Rush to deregulate leads to disaster
Although some warned us as early as the 1960s that more, not less, government intervention and regulation would bring about lower prices and increase productivity and innovation, the great push to deregulate began and everybody got into the act.
By late in that turbulent decade, less government sounded like a good idea.
Starting with Nixon (Republican) and Ford (Republican), and then Carter (Democrat), the deregulation of the airlines, railroads and truck industries was accomplished.
That certainly has helped all these industries. Right.
Reagan followed with the natural gas and oil industries, then Bush I and Clinton followed with the energy industry. Think Enron.
Clinton continued with the telecommunications industry. Anyone have any WorldCom stock?
In the financial sector, Reagan (Republican) got the ball rolling in 1982 with the Depository Institutions Act, which allowed the savings and loan industry a free hand. This was promptly abused and led to the recession of the 1990s and $150 billion in government bailouts.

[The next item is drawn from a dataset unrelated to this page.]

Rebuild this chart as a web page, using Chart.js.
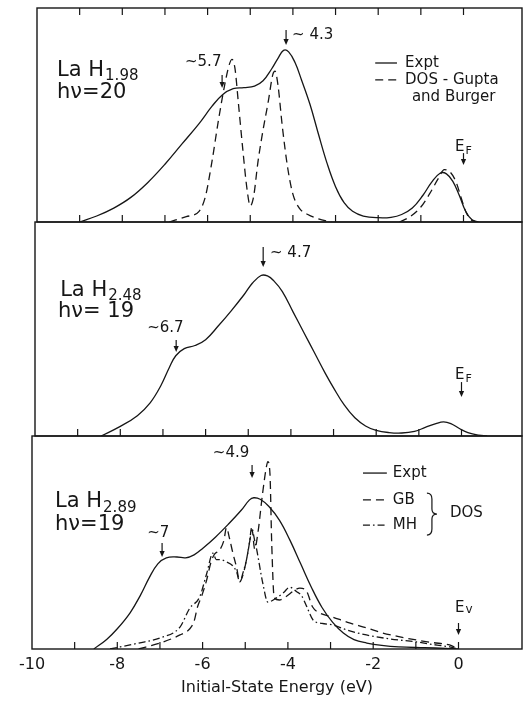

But the Republicans don't get all the glory. Clinton was able to get the Financial Services Modernization Act of 1999, which basically eliminated the restrictions of the Glass Seagall Act of 1933 and allowed banks to become financial casbahs and dabble in all the pieces of the financial pie; commercial and investment banking, and the brokerage and insurance industries.
One-stop shopping for all, but unfortunately these intimate connections not only allowed financial profits to flow through the mother crop and create bigger and bigger companies (and higher and higher executive salaries), but also allowed losses to flow through the other way and cause bigger and bigger problems.
These companies, that had grown "too big to fail," failed.
So we, the lay public, take the hit again.
Here we are bailing out the industries that were deregulated, were then enormously profitable for some and now through mismanagement have generated huge losses.
Through our leaders, we again fund their losses, help them again deploy their golden parachutes and again foster the wrapping of one group into another to make an bigger entity that will prove again to be "too big to fail."
All this while the value of our houses, our retirement portfolios, all of our assets take a beating.